Diffusion of discontent: Why Netflix lost only 4% customers but about 20% share value

Diffusion of innovation used to be a slow phenomenon on the positive side (seen from the organization's point of view- hey the market and product awareness is growing) till you had the Internet and social media. On the flip side of diffusion of innovation is the phenomena of diffusion of discontent which probably explains why investors lost such a lot of confidence on the Netflix stock. About 20% share value loss on Thursday vs. only 4 % customer loss due to price protests.

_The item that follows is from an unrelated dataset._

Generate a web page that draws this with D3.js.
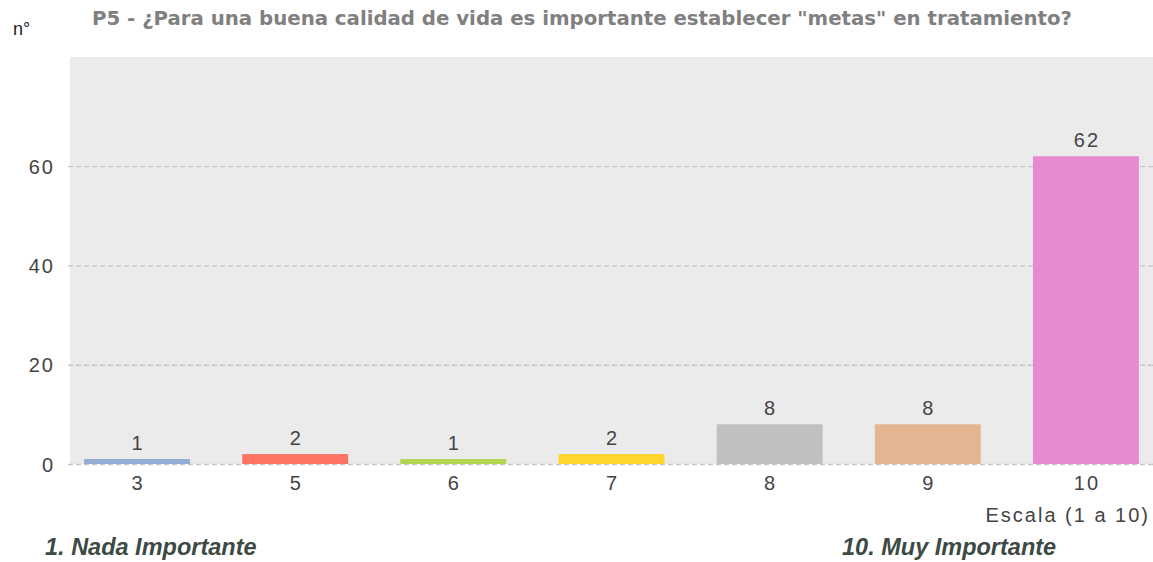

Diffusion of discontent has become pretty disproportionate today. One unhappy customer reports a bad dinner at a restaurant on Yelp and suddenly some more people who were peeved with your restaurant service wake up and start "contributing" their horror stories. If you are the restaurant owner you find yourself suddenly facing desolate tables. Same thing with product recalls, and price protests as in the case of an otherwise great brand Netflix ( see an earlier Netflix post here).

So what does an organization do to deal with diffusion of discontent?

  • Treat customer discontent very very seriously. Because it can spread real fast to investors and the general public who may or may not be your customers.
    • Apologise to customers fast and fix what you need to fix. How fast is fast? In the age of social media it's probably within hours or at least before the stock exchange opens. Service recovery must be super fast.

Now Netflix has apologized and is talking about splitting the digital distribution and DVD business distribution. The overall damage to the Netflix brand and stock  may take a while to fix – so powerful is this diffusion of discontent.